I recently came across this way of slicing a list in Python. I've never seen this one before, so I would like to understand this clearly.
I have a list ["Peter", "James", "Mark"] and if I slice it using the boolean value False it returns Peter and if I slice using True it returns James, as given below
["Peter", "James", "Mark"][False] => Peter
["Peter", "James", "Mark"][True] => James
I would like to know what happens here and what is this method called as?
解决方案
The datamodel hook here is the __index__ magic method:
>>> True.__index__()
1
>>> False.__index__()
0
The value returned by on obj's __index__ is used when accessing with subscripting, allowing arbitrary objects to be used with slices:
x[obj]
This is somewhat independent of the fact that bool is a subclass of int!
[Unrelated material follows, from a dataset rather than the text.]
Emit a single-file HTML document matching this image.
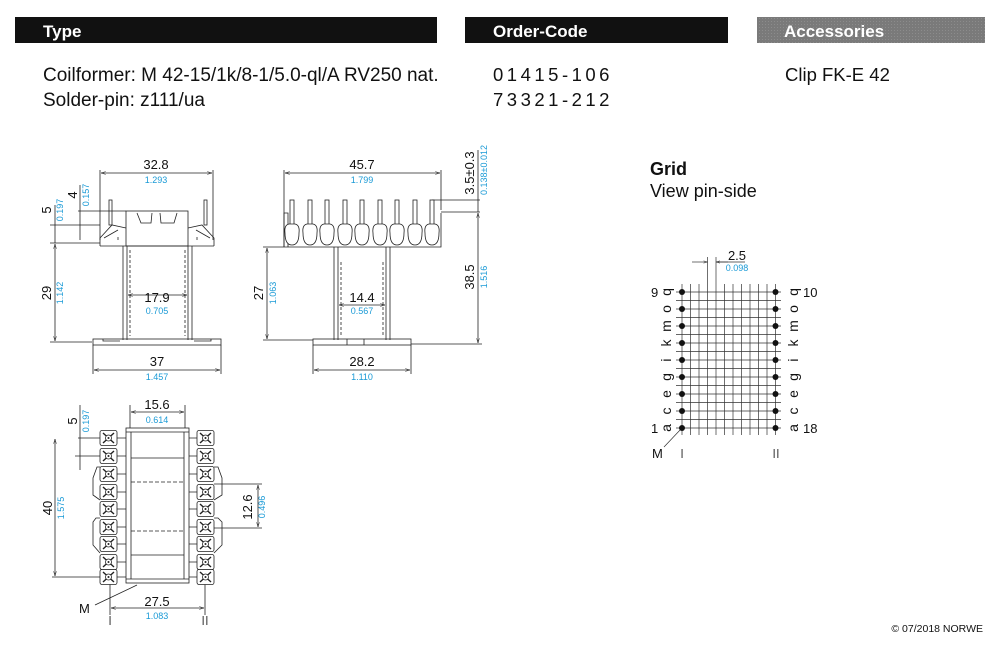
<!DOCTYPE html>
<html><head><meta charset="utf-8"><style>
body{margin:0;background:#fff;width:1000px;height:650px;overflow:hidden}
svg{display:block}
text{font-family:"Liberation Sans",sans-serif}
.b{fill:#1a9ad6;font-size:9px}
.k{fill:#111;font-size:13px}
</style></head><body>
<svg width="1000" height="650" viewBox="0 0 1000 650" xmlns="http://www.w3.org/2000/svg">
<defs>
<pattern id="dots" width="3" height="3" patternUnits="userSpaceOnUse"><rect width="3" height="3" fill="#7a7a7a"/><rect width="1" height="1" fill="#8c8c8c"/></pattern>
<marker id="a" viewBox="0 0 10 10" refX="10" refY="5" markerWidth="6" markerHeight="6" orient="auto-start-reverse"><path d="M0,2 L10,5 L0,8" fill="none" stroke="#222" stroke-width="1"/></marker>
<g id="t"><rect x="0" y="-7.5" width="17" height="15" rx="2" fill="#fff" stroke="#222" stroke-width="0.8"/><path d="M3,-5 L14,5 M3,5 L14,-5" stroke="#222" stroke-width="1.4"/><circle cx="8.5" cy="0" r="3" fill="#fff" stroke="#222" stroke-width="0.8"/><circle cx="8.5" cy="0" r="1" fill="#222"/></g>
<g id="p"><rect x="-2" y="0" width="4" height="27" fill="#fff" stroke="#222" stroke-width="0.8"/><path d="M-7,33 Q-8,25 -3,24 L3,24 Q8,25 7,33 Q7,45 0,45 Q-7,45 -7,33 Z" fill="#fff" stroke="#222" stroke-width="0.8"/></g>
</defs>

<rect x="15" y="17" width="422" height="26" fill="#111"/>
<rect x="465" y="17" width="263" height="26" fill="#111"/>
<rect x="757" y="17" width="228" height="26" fill="url(#dots)"/>
<g fill="#fff" font-weight="bold" font-size="17"><text x="43" y="37">Type</text><text x="493" y="37">Order-Code</text><text x="784" y="37">Accessories</text></g>
<g fill="#111" font-size="19">
<text x="43" y="81">Coilformer:  M 42-15/1k/8-1/5.0-ql/A RV250 nat.</text>
<text x="43" y="106">Solder-pin:  z111/ua</text>
<text x="493" y="81" letter-spacing="3.5" font-size="18.5">01415-106</text>
<text x="493" y="106" letter-spacing="3.5" font-size="18.5">73321-212</text>
<text x="785" y="81" font-size="18.5">Clip FK-E 42</text>
<text x="650" y="175" font-weight="bold" font-size="18">Grid</text>
<text x="650" y="197" font-size="18">View pin-side</text>
</g>
<text x="983" y="632" font-size="10.5" text-anchor="end" fill="#111">© 07/2018 NORWE</text>

<g stroke="#222" stroke-width="0.8" fill="none">
<path d="M100,170 V240 M213,170 V240"/>
<line x1="101" y1="173" x2="212" y2="173" marker-start="url(#a)" marker-end="url(#a)"/>
<rect x="109" y="200" width="3" height="25"/><rect x="204" y="200" width="3" height="25"/>
<rect x="126" y="211" width="62" height="35" fill="#fff"/>
<path d="M137,213 L141,223 L151,223 L152,213 M160,213 L161,223 L174,223 L177,213"/>
<path d="M100,246 L100,238 L112,225 L126,228 M214,246 L214,238 L202,225 L188,228 M100,246 H214 M104,238 L118,230 M210,238 L196,230"/>
<path d="M123,246 V340 M192,246 V340 M127,246 V340 M188,246 V340"/>
<path d="M130,250 V336 M185,250 V336 M118,240 V236 M197,240 V236" stroke-dasharray="3,2"/>
<rect x="93" y="339" width="128" height="6"/>
<path d="M103,339 V341 H120 M211,339 V341 H194"/>
<line x1="128" y1="295" x2="187" y2="295" marker-start="url(#a)" marker-end="url(#a)"/>
<path d="M93,345 V374 M221,345 V374"/>
<line x1="94" y1="370" x2="220" y2="370" marker-start="url(#a)" marker-end="url(#a)"/>
<path d="M50,225 H100 M50,243 H100 M50,342 H92 M78,211 H126"/>
<line x1="55" y1="244" x2="55" y2="341" marker-start="url(#a)" marker-end="url(#a)"/>
<line x1="55" y1="205" x2="55" y2="243"/>
<line x1="80" y1="185" x2="80" y2="240"/>

<path d="M284,170 V247 M441,170 V210"/>
<line x1="285" y1="173" x2="440" y2="173" marker-start="url(#a)" marker-end="url(#a)"/>
<path d="M284,247 H441 V213 M284,247 V213 H288 V247"/>
<path d="M441,212 H480 M432,200 H480 M411,344 H482"/>
<line x1="478" y1="213" x2="478" y2="343" marker-start="url(#a)" marker-end="url(#a)"/>
<line x1="478" y1="150" x2="478" y2="212"/>
<path d="M338,247 V340 M386,247 V340 M334,247 V340 M390,247 V340"/>
<path d="M341,262 V336 M383,262 V336" stroke-dasharray="3,2"/>
<rect x="313" y="339" width="98" height="6"/>
<path d="M347,339 V345 M364,339 V345"/>
<line x1="339" y1="305" x2="385" y2="305" marker-start="url(#a)" marker-end="url(#a)"/>
<path d="M313,345 V374 M411,345 V374 M263,247 H284 M263,340 H313"/>
<line x1="314" y1="370" x2="410" y2="370" marker-start="url(#a)" marker-end="url(#a)"/>
<line x1="267" y1="248" x2="267" y2="339" marker-start="url(#a)" marker-end="url(#a)"/>
</g>
<g>
<use href="#p" x="292" y="200"/><use href="#p" x="310" y="200"/><use href="#p" x="327" y="200"/><use href="#p" x="345" y="200"/><use href="#p" x="362" y="200"/><use href="#p" x="380" y="200"/><use href="#p" x="397" y="200"/><use href="#p" x="415" y="200"/><use href="#p" x="432" y="200"/>
</g>

<text class="k" x="156" y="169" text-anchor="middle">32.8</text><text class="b" x="156" y="183" text-anchor="middle">1.293</text>
<text class="k" x="157" y="302" text-anchor="middle">17.9</text><text class="b" x="157" y="314" text-anchor="middle">0.705</text>
<text class="k" x="157" y="366" text-anchor="middle">37</text><text class="b" x="157" y="380" text-anchor="middle">1.457</text>
<text class="k" transform="translate(51,293) rotate(-90)" text-anchor="middle">29</text><text class="b" transform="translate(63,293) rotate(-90)" text-anchor="middle">1.142</text>
<text class="k" transform="translate(51,210) rotate(-90)" text-anchor="middle">5</text><text class="b" transform="translate(63,210) rotate(-90)" text-anchor="middle">0.197</text>
<text class="k" transform="translate(77,195) rotate(-90)" text-anchor="middle">4</text><text class="b" transform="translate(89,195) rotate(-90)" text-anchor="middle">0.157</text>
<text class="k" x="362" y="169" text-anchor="middle">45.7</text><text class="b" x="362" y="183" text-anchor="middle">1.799</text>
<text class="k" x="362" y="302" text-anchor="middle">14.4</text><text class="b" x="362" y="314" text-anchor="middle">0.567</text>
<text class="k" x="362" y="366" text-anchor="middle">28.2</text><text class="b" x="362" y="380" text-anchor="middle">1.110</text>
<text class="k" transform="translate(263,293) rotate(-90)" text-anchor="middle">27</text><text class="b" transform="translate(276,293) rotate(-90)" text-anchor="middle">1.063</text>
<text class="k" transform="translate(474,277) rotate(-90)" text-anchor="middle">38.5</text><text class="b" transform="translate(487,277) rotate(-90)" text-anchor="middle">1.516</text>
<text class="k" transform="translate(474,173) rotate(-90)" text-anchor="middle">3.5±0.3</text><text class="b" transform="translate(487,170) rotate(-90)" text-anchor="middle">0.138±0.012</text>

<g stroke="#333" stroke-width="0.7">
<path d="M682,284 V435 M690.5,284 V435 M699,284 V435 M707.5,284 V435 M716,284 V435 M724.5,284 V435 M733,284 V435 M741.5,284 V435 M750,284 V435 M758.5,284 V435 M767,284 V435 M775.5,284 V435"/>
<path d="M676,292 H781 M676,300.5 H781 M676,309 H781 M676,317.5 H781 M676,326 H781 M676,334.5 H781 M676,343 H781 M676,351.5 H781 M676,360 H781 M676,368.5 H781 M676,377 H781 M676,385.5 H781 M676,394 H781 M676,402.5 H781 M676,411 H781 M676,419.5 H781 M676,428 H781"/>
<path d="M707.5,257 V284 M716,257 V284 M664,447 L681,429"/>
<line x1="692" y1="262" x2="707.5" y2="262" marker-end="url(#a)"/><line x1="728" y1="262" x2="716" y2="262" marker-end="url(#a)"/><line x1="716" y1="262" x2="745" y2="262"/>
</g>
<g fill="#111">
<circle cx="682" cy="292" r="3"/><circle cx="682" cy="309" r="3"/><circle cx="682" cy="326" r="3"/><circle cx="682" cy="343" r="3"/><circle cx="682" cy="360" r="3"/><circle cx="682" cy="377" r="3"/><circle cx="682" cy="394" r="3"/><circle cx="682" cy="411" r="3"/><circle cx="682" cy="428" r="3"/>
<circle cx="775.5" cy="292" r="3"/><circle cx="775.5" cy="309" r="3"/><circle cx="775.5" cy="326" r="3"/><circle cx="775.5" cy="343" r="3"/><circle cx="775.5" cy="360" r="3"/><circle cx="775.5" cy="377" r="3"/><circle cx="775.5" cy="394" r="3"/><circle cx="775.5" cy="411" r="3"/><circle cx="775.5" cy="428" r="3"/>
</g>
<text class="k" x="737" y="260" text-anchor="middle">2.5</text><text class="b" x="737" y="271" text-anchor="middle">0.098</text>
<g class="k"><text x="651" y="297">9</text><text x="651" y="433">1</text><text x="803" y="297">10</text><text x="803" y="433">18</text><text x="652" y="458">M</text></g>
<g font-size="14" fill="#111" text-anchor="middle">
<text transform="translate(671,292) rotate(-90)">q</text><text transform="translate(671,309) rotate(-90)">o</text><text transform="translate(671,326) rotate(-90)">m</text><text transform="translate(671,343) rotate(-90)">k</text><text transform="translate(671,360) rotate(-90)">i</text><text transform="translate(671,377) rotate(-90)">g</text><text transform="translate(671,394) rotate(-90)">e</text><text transform="translate(671,411) rotate(-90)">c</text><text transform="translate(671,428) rotate(-90)">a</text>
<text transform="translate(798,292) rotate(-90)">q</text><text transform="translate(798,309) rotate(-90)">o</text><text transform="translate(798,326) rotate(-90)">m</text><text transform="translate(798,343) rotate(-90)">k</text><text transform="translate(798,360) rotate(-90)">i</text><text transform="translate(798,377) rotate(-90)">g</text><text transform="translate(798,394) rotate(-90)">e</text><text transform="translate(798,411) rotate(-90)">c</text><text transform="translate(798,428) rotate(-90)">a</text>
</g>
<g font-family="Liberation Serif" font-size="13" fill="#555" text-anchor="middle"><text x="682" y="458">I</text><text x="776" y="458">II</text><text x="110" y="625">I</text><text x="205" y="625">II</text></g>

<g stroke="#222" stroke-width="0.8" fill="none">
<rect x="126" y="428" width="63" height="155" fill="#fff"/>
<path d="M131,432 V579 M184,432 V579 M126,432 H189 M126,579 H189 M131,458 H184 M131,555 H184"/>
<path d="M131,482 H184 M131,531 H184" stroke-dasharray="4,2"/>
<path d="M117,438 H126 M117,456 H126 M117,474 H126 M117,492 H126 M117,509 H126 M117,527 H126 M117,544 H126 M117,562 H126 M117,577 H126 M189,438 H197 M189,456 H197 M189,474 H197 M189,492 H197 M189,509 H197 M189,527 H197 M189,544 H197 M189,562 H197 M189,577 H197"/>
<path d="M100,467 H97 L93,478 V495 L100,500 M100,518 H96 L93,522 V545 L100,553"/>
<path d="M214,467 H218 L222,478 V495 L214,500 M214,518 H218 L222,522 V545 L214,553"/>
<path d="M130,405 V428 M185,405 V428"/>
<line x1="131" y1="412" x2="184" y2="412" marker-start="url(#a)" marker-end="url(#a)"/>
<path d="M78,438 H100 M75,456 H100 M52,577 H100 M214,484 H262 M214,528 H262"/>
<line x1="80" y1="405" x2="80" y2="470"/>
<line x1="55" y1="439" x2="55" y2="576" marker-start="url(#a)" marker-end="url(#a)"/>
<line x1="258" y1="485" x2="258" y2="527" marker-start="url(#a)" marker-end="url(#a)"/>
<path d="M110,583 V615 M205,583 V615 M95,605 L137,585"/>
<line x1="111" y1="608" x2="204" y2="608" marker-start="url(#a)" marker-end="url(#a)"/>
</g>
<g>
<use href="#t" x="100" y="438"/><use href="#t" x="100" y="456"/><use href="#t" x="100" y="474"/><use href="#t" x="100" y="492"/><use href="#t" x="100" y="509"/><use href="#t" x="100" y="527"/><use href="#t" x="100" y="544"/><use href="#t" x="100" y="562"/><use href="#t" x="100" y="577"/>
<use href="#t" x="197" y="438"/><use href="#t" x="197" y="456"/><use href="#t" x="197" y="474"/><use href="#t" x="197" y="492"/><use href="#t" x="197" y="509"/><use href="#t" x="197" y="527"/><use href="#t" x="197" y="544"/><use href="#t" x="197" y="562"/><use href="#t" x="197" y="577"/>
</g>
<text class="k" x="157" y="409" text-anchor="middle">15.6</text><text class="b" x="157" y="423" text-anchor="middle">0.614</text>
<text class="k" x="157" y="606" text-anchor="middle">27.5</text><text class="b" x="157" y="619" text-anchor="middle">1.083</text>
<text class="k" transform="translate(77,421) rotate(-90)" text-anchor="middle">5</text><text class="b" transform="translate(89,421) rotate(-90)" text-anchor="middle">0.197</text>
<text class="k" transform="translate(52,508) rotate(-90)" text-anchor="middle">40</text><text class="b" transform="translate(64,508) rotate(-90)" text-anchor="middle">1.575</text>
<text class="k" transform="translate(252,507) rotate(-90)" text-anchor="middle">12.6</text><text class="b" transform="translate(265,507) rotate(-90)" text-anchor="middle">0.496</text>
<text class="k" x="79" y="613">M</text>
</svg>
</body></html>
You may achieve the same with any object.
>>> class A:
... def __index__(self):
... return 1
...
>>> 'ab'[A()]
'b'
Whether __index__ is resolved for int subclasses depends on implementation detail.
CPython 3.7.1:
>>> class MyInt(int):
... def __index__(self):
... return 1
...
>>> '01'[MyInt(0)]
'0'
PyPy 5.0.1:
>>>> class MyInt(int):
.... def __index__(self):
.... return 1
....
>>>> '01'[MyInt(0)]
'1'
PyPy behaves correctly according to the Python datamodel. Looks like CPython is taking a shortcut / performance optimization.